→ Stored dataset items
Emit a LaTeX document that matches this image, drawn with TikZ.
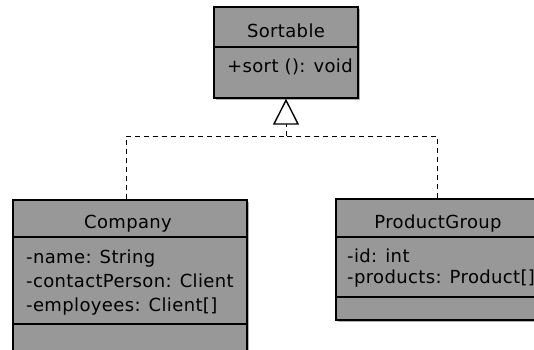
\documentclass[tikz,border=0pt]{standalone}
\usepackage{fontspec}
\setmainfont{DejaVu Sans}
\newfontfamily\umlfont[LetterSpace=2]{DejaVu Sans}
\usetikzlibrary{arrows.meta,shadows}
\definecolor{umlgray}{RGB}{152,152,152}

\begin{document}
\begin{tikzpicture}[x=1pt,y=-1pt,
        umlclass/.style={draw=black,line width=1.4pt,fill=umlgray,inner sep=0pt,
            drop shadow={shadow xshift=2pt,shadow yshift=-2pt,fill=black!30,opacity=1}},
        classname/.style={font=\umlfont\fontsize{18}{22}\selectfont,anchor=base,inner sep=0pt},
        member/.style={font=\umlfont\fontsize{18}{22}\selectfont,anchor=base west,inner sep=0pt},
        divider/.style={line width=1.4pt},
        realize/.style={line width=1pt,dash pattern=on 5pt off 4pt}]
        \useasboundingbox (0,0) rectangle (534,349);
        % class boxes
        \node[umlclass,minimum width=144pt,minimum height=91pt] (sortable) at (286,52.5) {};
        \node[umlclass,minimum width=234pt,minimum height=156pt] (company) at (130,278) {};
        \node[umlclass,minimum width=202pt,minimum height=121pt] (prodgroup) at (437,259.5) {};
        % compartments
        \draw[divider] (sortable.west |- 0,47) -- (sortable.east |- 0,47);
        \draw[divider] (company.west |- 0,237) -- (company.east |- 0,237);
        \draw[divider] (company.west |- 0,324) -- (company.east |- 0,324);
        \draw[divider] (prodgroup.west |- 0,237) -- (prodgroup.east |- 0,237);
        \draw[divider] (prodgroup.west |- 0,297) -- (prodgroup.east |- 0,297);
        % texts
        \node[classname] (sortablename) at (286,37) {Sortable};
        \node[member] (sortop) at (227,72) {+sort (): void};
        \node[classname] (companyname) at (128,228) {Company};
        \node[member] (compname) at (26,263) {-name: String};
        \node[member] (compcontact) at (26,287) {-contactPerson: Client};
        \node[member] (compemployees) at (26,311) {-employees: Client[]};
        \node[classname] (prodgroupname) at (438,228) {ProductGroup};
        \node[member] (pgid) at (347,262) {-id: int};
        \node[member] (pgproducts) at (347,283) {-products: Product[]};
        % realization
        \coordinate (junction) at (286,136);
        \draw[realize] ([xshift=-4pt]company.north) |- (junction);
        \draw[realize] (prodgroup.north) |- (junction);
        \draw[realize,-{Triangle[open,length=26pt,width=26pt,line width=1.4pt]}] (junction) -- (sortable.south);
    \end{tikzpicture}
\end{document}
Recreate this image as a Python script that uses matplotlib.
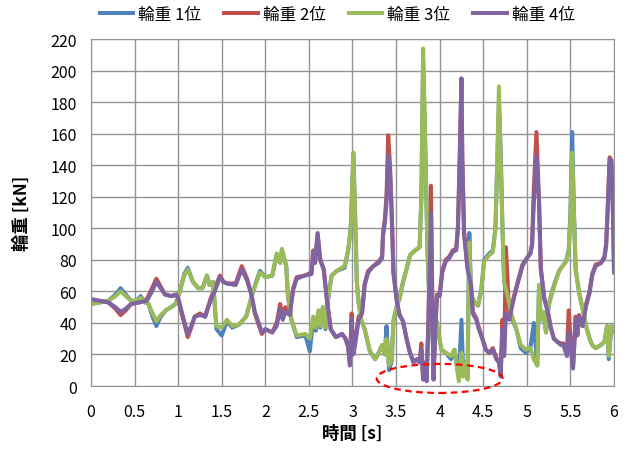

→ Task details
Pictures stay out of the copy; please restate every record above exactly.

→ Exercise answer
Emit a LaTeX document that matches this image, drawn with TikZ.
\documentclass[tikz,border=0pt]{standalone}
\usepackage{fontspec}
\setmainfont{DejaVu Sans}
\newfontfamily\umlfont[LetterSpace=2]{DejaVu Sans}
\usetikzlibrary{arrows.meta,shadows}
\definecolor{umlgray}{RGB}{152,152,152}

\begin{document}
\begin{tikzpicture}[x=1pt,y=-1pt,
        umlclass/.style={draw=black,line width=1.4pt,fill=umlgray,inner sep=0pt,
            drop shadow={shadow xshift=2pt,shadow yshift=-2pt,fill=black!30,opacity=1}},
        classname/.style={font=\umlfont\fontsize{18}{22}\selectfont,anchor=base,inner sep=0pt},
        member/.style={font=\umlfont\fontsize{18}{22}\selectfont,anchor=base west,inner sep=0pt},
        divider/.style={line width=1.4pt},
        realize/.style={line width=1pt,dash pattern=on 5pt off 4pt}]
        \useasboundingbox (0,0) rectangle (534,349);
        % class boxes
        \node[umlclass,minimum width=144pt,minimum height=91pt] (sortable) at (286,52.5) {};
        \node[umlclass,minimum width=234pt,minimum height=156pt] (company) at (130,278) {};
        \node[umlclass,minimum width=202pt,minimum height=121pt] (prodgroup) at (437,259.5) {};
        % compartments
        \draw[divider] (sortable.west |- 0,47) -- (sortable.east |- 0,47);
        \draw[divider] (company.west |- 0,237) -- (company.east |- 0,237);
        \draw[divider] (company.west |- 0,324) -- (company.east |- 0,324);
        \draw[divider] (prodgroup.west |- 0,237) -- (prodgroup.east |- 0,237);
        \draw[divider] (prodgroup.west |- 0,297) -- (prodgroup.east |- 0,297);
        % texts
        \node[classname] (sortablename) at (286,37) {Sortable};
        \node[member] (sortop) at (227,72) {+sort (): void};
        \node[classname] (companyname) at (128,228) {Company};
        \node[member] (compname) at (26,263) {-name: String};
        \node[member] (compcontact) at (26,287) {-contactPerson: Client};
        \node[member] (compemployees) at (26,311) {-employees: Client[]};
        \node[classname] (prodgroupname) at (438,228) {ProductGroup};
        \node[member] (pgid) at (347,262) {-id: int};
        \node[member] (pgproducts) at (347,283) {-products: Product[]};
        % realization
        \coordinate (junction) at (286,136);
        \draw[realize] ([xshift=-4pt]company.north) |- (junction);
        \draw[realize] (prodgroup.north) |- (junction);
        \draw[realize,-{Triangle[open,length=26pt,width=26pt,line width=1.4pt]}] (junction) -- (sortable.south);
    \end{tikzpicture}
\end{document}
Recreate this image as a Python script that uses matplotlib.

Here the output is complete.